Set down, word for word, only the lines from the start of the records through the line bearing "0.009, 0.008, 0.006];"; include no pictures.
[BEGIN EXTRACTED RECORDS]
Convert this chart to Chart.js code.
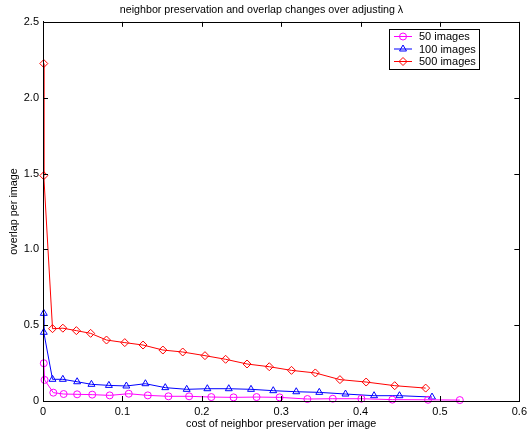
<!DOCTYPE html>
<html>
<head>
<meta charset="utf-8">
<script src="https://cdn.jsdelivr.net/npm/chart.js@4.4.1/dist/chart.umd.min.js"></script>
<style>
html,body{margin:0;padding:0;background:#fff;}
#c{display:block;}
</style>
</head>
<body>
<canvas id="c" width="531" height="429"></canvas>
<script>
// ---- data ----
const titleText = 'neighbor preservation and overlap changes over adjusting \u03bb';
const xAxisTitle = 'cost of neighbor preservation per image';
const yAxisTitle = 'overlap per image';
const seriesNames = ['50 images', '100 images', '500 images'];

const x50 = [0.001, 0.002, 0.013, 0.026, 0.043, 0.062, 0.084, 0.108, 0.132, 0.158, 0.184, 0.212, 0.240, 0.269, 0.298, 0.333, 0.365, 0.401, 0.440, 0.485, 0.525];
const y50 = [0.249, 0.139, 0.055, 0.046, 0.044, 0.042, 0.037, 0.048, 0.037, 0.031, 0.031, 0.026, 0.024, 0.026, 0.024, 0.013, 0.015, 0.015, 0.009, 0.008, 0.006];

const x100 = [0.001, 0.001, 0.012, 0.025, 0.043, 0.061, 0.083, 0.105, 0.129, 0.154, 0.181, 0.207, 0.234, 0.262, 0.290, 0.319, 0.348, 0.381, 0.417, 0.449, 0.490];
const y100 = [0.578, 0.453, 0.143, 0.143, 0.127, 0.110, 0.103, 0.099, 0.114, 0.088, 0.077, 0.081, 0.081, 0.077, 0.068, 0.061, 0.057, 0.046, 0.035, 0.035, 0.026];

const x500 = [0.001, 0.001, 0.012, 0.025, 0.042, 0.060, 0.080, 0.103, 0.126, 0.151, 0.176, 0.204, 0.230, 0.257, 0.285, 0.313, 0.343, 0.374, 0.407, 0.443, 0.482];
const y500 = [2.225, 1.486, 0.477, 0.480, 0.464, 0.446, 0.402, 0.385, 0.369, 0.336, 0.323, 0.299, 0.275, 0.244, 0.226, 0.202, 0.185, 0.141, 0.125, 0.101, 0.085];

const xTicks = [0, 0.1, 0.2, 0.3, 0.4, 0.5, 0.6];
const yTicks = [0, 0.5, 1, 1.5, 2, 2.5];

// ---- chart ----
const FONT = '"Liberation Sans", Arial, Helvetica, sans-serif';
const pairs = (xs, ys) => xs.map((x, i) => ({x: x, y: ys[i]}));

const colors = ['#ff00ff', '#0000ff', '#ff0000'];
const styles = ['circle', 'triangle', 'rectRot'];
const radii = [3.5, 4, 4];

const datasets = [pairs(x50, y50), pairs(x100, y100), pairs(x500, y500)].map((d, i) => ({
  label: seriesNames[i],
  data: d,
  showLine: true,
  borderColor: colors[i],
  backgroundColor: 'rgba(0,0,0,0)',
  borderWidth: 1,
  pointStyle: styles[i],
  pointRadius: radii[i],
  pointBorderWidth: 1,
  pointBorderColor: colors[i],
  pointBackgroundColor: 'rgba(0,0,0,0)',
  tension: 0,
  clip: false
}));

const framePlugin = {
  id: 'frame',
  afterDraw(chart) {
    const ctx = chart.ctx;
    const a = chart.chartArea;
    const xs = chart.scales.x, ys = chart.scales.y;
    ctx.save();
    ctx.strokeStyle = '#000';
    ctx.lineWidth = 1;
    ctx.strokeRect(Math.round(a.left) + 0.5, Math.round(a.top) + 0.5, Math.round(a.right - a.left), Math.round(a.bottom - a.top));
    const tl = 5;
    ctx.beginPath();
    xTicks.forEach(v => {
      const px = Math.round(xs.getPixelForValue(v)) + 0.5;
      ctx.moveTo(px, a.bottom); ctx.lineTo(px, a.bottom - tl);
      ctx.moveTo(px, a.top); ctx.lineTo(px, a.top + tl);
    });
    yTicks.forEach(v => {
      const py = Math.round(ys.getPixelForValue(v)) + 0.5;
      ctx.moveTo(a.left, py); ctx.lineTo(a.left + tl, py);
      ctx.moveTo(a.right, py); ctx.lineTo(a.right - tl, py);
    });
    ctx.stroke();

    // legend box
    const lx = 389.5, ly = 29.5, lw = 90, lh = 40;
    ctx.fillStyle = '#fff';
    ctx.fillRect(lx, ly, lw, lh);
    ctx.strokeRect(lx, ly, lw, lh);
    ctx.font = '11px ' + FONT;
    ctx.textBaseline = 'middle';
    ctx.textAlign = 'left';
    const rowsY = [36.5, 49, 61.5];
    datasets.forEach((ds, i) => {
      const y = rowsY[i];
      ctx.strokeStyle = ds.borderColor;
      ctx.beginPath();
      ctx.moveTo(394, y); ctx.lineTo(412, y);
      ctx.stroke();
      if (Chart.helpers && Chart.helpers.drawPoint) {
        ctx.fillStyle = 'rgba(0,0,0,0)';
        ctx.strokeStyle = ds.borderColor;
        Chart.helpers.drawPoint(ctx, {pointStyle: ds.pointStyle, radius: ds.pointRadius, rotation: 0, borderWidth: 1}, 403, y);
      }
      ctx.fillStyle = '#000';
      ctx.fillText(ds.label, 419, y + 0.5);
    });
    ctx.restore();
  }
};

new Chart(document.getElementById('c'), {
  type: 'scatter',
  data: {datasets: datasets},
  options: {
    responsive: false,
    animation: false,
    devicePixelRatio: 1,
    layout: {padding: {left: 0, right: 8, top: 0, bottom: 0}},
    plugins: {
      legend: {display: false},
      tooltip: {enabled: false},
      title: {
        display: true,
        text: titleText,
        color: '#000',
        font: {family: FONT, size: 10.7, weight: 'normal'},
        padding: {top: 4, bottom: 5}
      }
    },
    scales: {
      x: {
        type: 'linear',
        min: 0, max: 0.6,
        afterBuildTicks: s => { s.ticks = xTicks.map(v => ({value: v})); },
        afterFit: s => { s.height = 28; },
        grid: {display: false, drawTicks: false},
        border: {display: true, color: '#000', width: 1},
        ticks: {color: '#000', font: {family: FONT, size: 11}, padding: 4, maxRotation: 0},
        title: {display: true, text: xAxisTitle, color: '#000', font: {family: FONT, size: 10.8, lineHeight: 1}, padding: {top: 0, bottom: 0}}
      },
      y: {
        type: 'linear',
        min: 0, max: 2.5,
        afterBuildTicks: s => { s.ticks = yTicks.map(v => ({value: v})); },
        afterFit: s => { s.width = 43; },
        grid: {display: false, drawTicks: false},
        border: {display: true, color: '#000', width: 1},
        ticks: {color: '#000', font: {family: FONT, size: 11}, padding: 4},
        title: {display: true, text: yAxisTitle, color: '#000', font: {family: FONT, size: 10.8}, padding: {top: 8, bottom: 0}}
      }
    }
  },
  plugins: [framePlugin]
});
</script>
</body>
</html>
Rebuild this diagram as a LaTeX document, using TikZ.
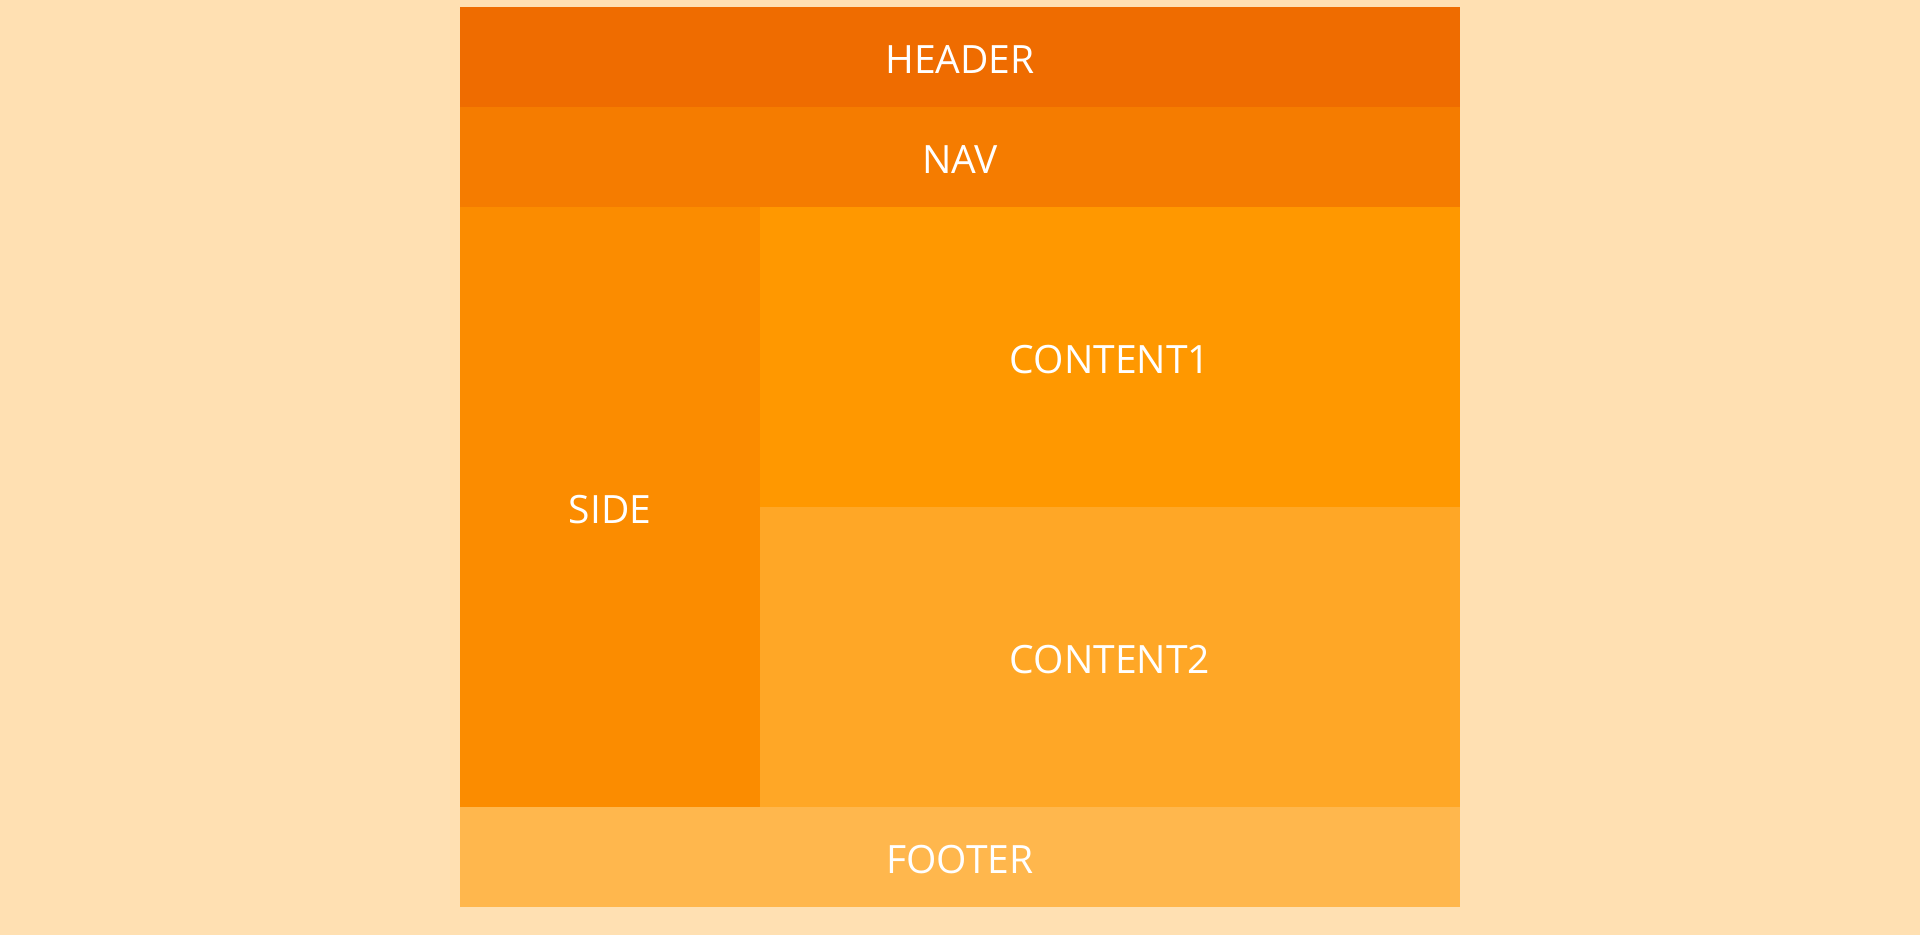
\documentclass[tikz,border=0pt]{standalone}
\usepackage{fontspec}
\setmainfont{Open Sans}
\usetikzlibrary{positioning}
\definecolor{pagebg}{HTML}{FFE0B2}
\definecolor{headerc}{HTML}{EF6C00}
\definecolor{navc}{HTML}{F57C00}
\definecolor{sidec}{HTML}{FB8C00}
\definecolor{contentA}{HTML}{FF9800}
\definecolor{contentB}{HTML}{FFA726}
\definecolor{footerc}{HTML}{FFB74D}
\tikzset{%
  x=1pt, y=1pt,
  node distance=0pt,
  area/.style={        % one cell of the page grid
    inner sep=0pt,
    outer sep=0pt,
    text=white,
    text height=32pt,
    text depth=0pt,
    font=\fontsize{39}{46}\selectfont},
  wide/.style={area, minimum width=1000pt, minimum height=100pt},
  half/.style={area, minimum width=700pt, minimum height=300pt}
}
\begin{document}
\begin{tikzpicture}
  \fill[pagebg] (0,0) rectangle (1920,-935);
  \useasboundingbox (0,0) rectangle (1920,-935);

  \node[wide, fill=headerc, anchor=north west] (header) at (460,-7) {HEADER};
  \node[wide, fill=navc, below=of header] (nav) {NAV};
  \node[area, fill=sidec, minimum width=300pt, minimum height=600pt,
        below right=of nav.south west] (side) {SIDE};
  \node[half, fill=contentA, anchor=north west] (content1) at (side.north east) {CONTENT1};
  \node[half, fill=contentB, below=of content1] (content2) {CONTENT2};
  \node[wide, fill=footerc, below right=of side.south west] (footer) {FOOTER};

\end{tikzpicture}
\end{document}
[END EXTRACTED RECORDS]
WRITTEN REPLY =>
Convert this chart to Chart.js code.
<!DOCTYPE html>
<html>
<head>
<meta charset="utf-8">
<script src="https://cdn.jsdelivr.net/npm/chart.js@4.4.1/dist/chart.umd.min.js"></script>
<style>
html,body{margin:0;padding:0;background:#fff;}
#c{display:block;}
</style>
</head>
<body>
<canvas id="c" width="531" height="429"></canvas>
<script>
// ---- data ----
const titleText = 'neighbor preservation and overlap changes over adjusting \u03bb';
const xAxisTitle = 'cost of neighbor preservation per image';
const yAxisTitle = 'overlap per image';
const seriesNames = ['50 images', '100 images', '500 images'];

const x50 = [0.001, 0.002, 0.013, 0.026, 0.043, 0.062, 0.084, 0.108, 0.132, 0.158, 0.184, 0.212, 0.240, 0.269, 0.298, 0.333, 0.365, 0.401, 0.440, 0.485, 0.525];
const y50 = [0.249, 0.139, 0.055, 0.046, 0.044, 0.042, 0.037, 0.048, 0.037, 0.031, 0.031, 0.026, 0.024, 0.026, 0.024, 0.013, 0.015, 0.015, 0.009, 0.008, 0.006];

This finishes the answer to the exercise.